The cluster is symmetric in the sense that there are no master or slave nodes, or primary or secondary nodes. When one node fails, you can continue working with the ones that are still ok, regardless of which ones are working and which one is dead. There is no failover to do. There is no heartbeat interval to wait for. The application is working at full speed even if one node in the database cluster is down.
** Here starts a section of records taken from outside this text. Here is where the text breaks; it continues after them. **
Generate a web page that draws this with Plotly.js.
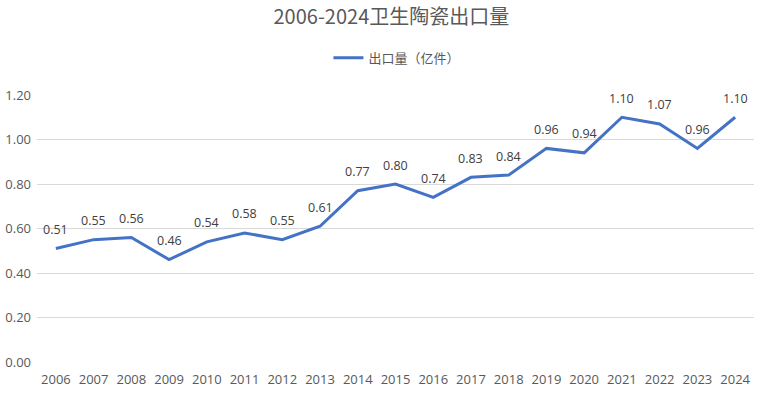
<!DOCTYPE html>
<html><head><meta charset="utf-8">
<script src="https://cdn.plot.ly/plotly-3.0.1.min.js"></script>
<style>html,body{margin:0;padding:0;background:#fff}#chart{width:760px;height:395px}</style>
</head><body><div id="chart"></div>
<script>
const years = ['2006','2007','2008','2009','2010','2011','2012','2013','2014','2015','2016','2017','2018','2019','2020','2021','2022','2023','2024'];
const exportVolume = [0.51,0.55,0.56,0.46,0.54,0.58,0.55,0.61,0.77,0.80,0.74,0.83,0.84,0.96,0.94,1.10,1.07,0.96,1.10];
const seriesName = '出口量（亿件）';
const chartTitle = '2006-2024卫生陶瓷出口量';
const yTicks = [0,0.2,0.4,0.6,0.8,1.0,1.2];

const font = '"Open Sans","Noto Sans CJK SC",sans-serif';
const labels = years.map((yr, i) => ({
  x: i, y: exportVolume[i], xref: 'x', yref: 'y',
  text: exportVolume[i].toFixed(2), showarrow: false,
  yshift: 19, font: {family: font, size: 12.5, color: '#404040'}
}));
Plotly.newPlot('chart', [{
  x: years, y: exportVolume, type: 'scatter', mode: 'lines',
  name: seriesName,
  line: {color: '#4472C4', width: 3}
}], {
  width: 760, height: 395,
  margin: {l: 37, r: 6, t: 95, b: 33, autoexpand: false},
  paper_bgcolor: '#fff', plot_bgcolor: '#fff',
  title: {text: chartTitle, x: 0.515, xanchor: 'center', y: 0.957, yanchor: 'middle',
          font: {family: '"Noto Sans CJK SC",sans-serif', size: 20, color: '#595959'}},
  annotations: labels,
  showlegend: true,
  legend: {orientation: 'h', x: 0.502, xanchor: 'center', y: 1.139, yanchor: 'middle',
           font: {family: '"Noto Sans CJK SC",sans-serif', size: 13, color: '#595959'}},
  xaxis: {type: 'category', range: [-0.5, years.length - 0.5], showgrid: false, zeroline: false,
          showline: false, ticks: '', automargin: false, ticklabelstandoff: 8,
          tickfont: {family: font, size: 13, color: '#595959'}},
  yaxis: {range: [0, 1.2], tickvals: yTicks, ticktext: yTicks.map(v => v.toFixed(2)),
          showgrid: true, gridcolor: '#D9D9D9', gridwidth: 1, zeroline: false, showline: false,
          ticks: '', ticklabelstandoff: 5, automargin: false,
          tickfont: {family: font, size: 13, color: '#595959'}}
}, {displayModeBar: false});
</script></body></html>
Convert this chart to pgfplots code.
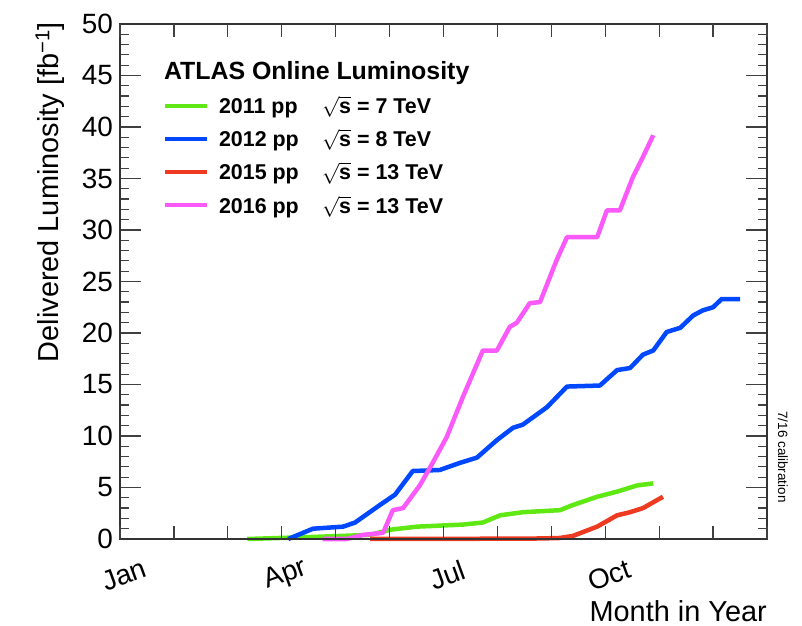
\documentclass[border=0pt]{standalone}
\usepackage{pgfplots}
\pgfplotsset{compat=1.18}
\usepackage{fontspec}
\setmainfont{Liberation Sans}

\definecolor{lumiA}{RGB}{96,232,20}
\definecolor{lumiB}{RGB}{0,72,255}
\definecolor{lumiC}{RGB}{238,58,32}
\definecolor{lumiD}{RGB}{250,90,250}

% x = months since 1 January, y = delivered luminosity in fb^-1
\pgfplotstableread{
x y
2.36 0
2.97 0.1
3.58 0.2
4.64 0.4
5.01 0.9
5.51 1.2
6.36 1.4
6.73 1.6
7.05 2.3
7.47 2.6
8.16 2.8
8.40 3.3
8.85 4.1
9.22 4.6
9.59 5.2
9.89 5.4
}\lumiEleven
\pgfplotstableread{
x y
3.12 0
3.58 1.0
4.14 1.2
4.36 1.6
4.82 3.3
5.10 4.3
5.43 6.6
5.93 6.7
6.31 7.4
6.62 7.9
6.99 9.6
7.29 10.8
7.47 11.1
7.92 12.8
8.29 14.8
8.90 14.9
9.22 16.4
9.46 16.6
9.70 17.9
9.89 18.3
10.14 20.1
10.39 20.5
10.63 21.7
10.81 22.2
11.00 22.5
11.16 23.3
11.50 23.3
}\lumiTwelve
\pgfplotstableread{
x y
4.64 0
6.49 0.02
7.79 0.05
8.16 0.1
8.40 0.3
8.85 1.2
9.22 2.3
9.46 2.6
9.70 3.0
10.07 4.1
}\lumiFifteen
\pgfplotstableread{
x y
3.76 0
4.21 0
4.51 0.4
4.88 0.6
5.06 2.8
5.25 3.0
5.56 5.2
5.80 7.4
6.06 9.9
6.36 13.8
6.73 18.3
6.99 18.3
7.23 20.6
7.36 21.0
7.60 22.9
7.79 23.0
8.10 27.1
8.29 29.3
8.85 29.3
9.03 31.9
9.27 31.9
9.51 35.1
9.70 37.1
9.89 39.2
}\lumiSixteen

\begin{document}
\begin{tikzpicture}
\begin{axis}[
  scale only axis, width=647bp, height=515bp,
  xmin=0, xmax=12, ymin=0, ymax=50,
  clip=false, axis on top,
  axis line style={line width=1.6bp, black!80},
  xtick=\empty,
  ytick={0,5,...,50},
  minor y tick num=4,
  tick align=inside, ytick pos=both,
  major tick length=21bp, minor tick length=9bp,
  every tick/.append style={line width=1.2bp, black!75},
  yticklabel style={font=\fontsize{28}{30}\selectfont, anchor=east, inner sep=0pt, xshift=-7bp},
  /pgf/number format/assume math mode=true,
  legend cell align=left,
  legend image code/.code={\draw[#1, line width=4bp] (0bp,0bp) -- (42bp,0bp);},
  legend style={draw=none, fill=none, inner sep=0pt, outer sep=0pt,
    at={(rel axis cs:0.0665,0.9212)}, anchor=north west,
    font=\bfseries\fontsize{21.5}{23}\selectfont,
    nodes={inner sep=0pt, text height=15.4bp, text depth=0pt},
    row sep=17.9bp,
    /tikz/every odd column/.append style={column sep=10bp}},
]
\addlegendimage{empty legend}
\addlegendentry{\hspace*{-55bp}\fontsize{25}{27}\selectfont ATLAS Online Luminosity}
\addplot[lumiA, line width=4.5bp, line join=round] table {\lumiEleven};
\addlegendentry{\makebox[103bp][l]{2011 pp}$\sqrt{\hbox{s}}$ = 7 TeV}
\addplot[lumiB, line width=4.5bp, line join=round] table {\lumiTwelve};
\addlegendentry{\makebox[103bp][l]{2012 pp}$\sqrt{\hbox{s}}$ = 8 TeV}
\addplot[lumiC, line width=4.5bp, line join=round] table {\lumiFifteen};
\addlegendentry{\makebox[103bp][l]{2015 pp}$\sqrt{\hbox{s}}$ = 13 TeV}
\addplot[lumiD, line width=4.5bp, line join=round] table {\lumiSixteen};
\addlegendentry{\makebox[103bp][l]{2016 pp}$\sqrt{\hbox{s}}$ = 13 TeV}
\end{axis}
% month ticks and labels
\begin{axis}[
  scale only axis, width=647bp, height=515bp,
  xmin=0, xmax=12, ymin=0, ymax=50,
  axis line style={draw=none},
  ytick=\empty,
  xtick={0,3,6,9},
  xticklabels={Jan,Apr,Jul,Oct},
  minor xtick={1,2,4,5,7,8,10,11,12},
  xtick pos=both, tick align=inside,
  major tick length=13bp, minor tick length=13bp,
  every tick/.append style={line width=1.2bp, black!75},
  xticklabel style={font=\fontsize{28}{30}\selectfont, inner sep=0pt,
    anchor=center, yshift=-36bp, xshift=4bp, rotate=20},
]
\end{axis}
\node[rotate=90, anchor=east, inner sep=0pt, font=\fontsize{29}{31}\selectfont]
  at (-70bp,517bp) {Delivered Luminosity [fb\textsuperscript{−1}]};
\node[anchor=north east, inner sep=0pt, font=\fontsize{29}{31}\selectfont]
  at (647bp,-61bp) {Month in Year};
\node[rotate=-90, inner sep=0pt, font=\fontsize{13.5}{15}\selectfont]
  at (663bp,82bp) {7/16 calibration};
\useasboundingbox (-120bp,-87bp) rectangle (682bp,539bp);
\end{tikzpicture}
\end{document}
Of course, you still want to be alerted of the fact that one node is missing, so that you can fix the problem and restore the normal state of having 3 replicas online. After all, when you are down to 2 nodes, that's it. If you lose another one, you are down. Actually, you could then relax your rules and continue running with a single node, even if not supported by the CAP theorem :-) But in any case, the sysadmin will of course tend to the dead node and fix whatever problem made it go down, but this can be done as a non-critical background task, that doesn't affect the online status of your application
With the many anecdotes from field experiences of using both MMM and Heartbeat and other similar systems, I'm beginning to think we should rethink the whole approach those systems are based on. Possibly the solution is that we should copy into MySQL (pick your favorite fork...) the functionality of the eventual consistency / Amazon Dynamo based systems I've described here. To do that, we need 1) global transaction IDs, 2) a new kind of eventually consistent replication (that would utilize the global transaction ID, and use similar R+W=N majority rules to know what to replicate and where) and 3) client libraries that can do the above kind of R+W>N writes and reads transparently to the application.
I now expect Stewart to implement all of this by Thursday in a prototype Drizzle branch.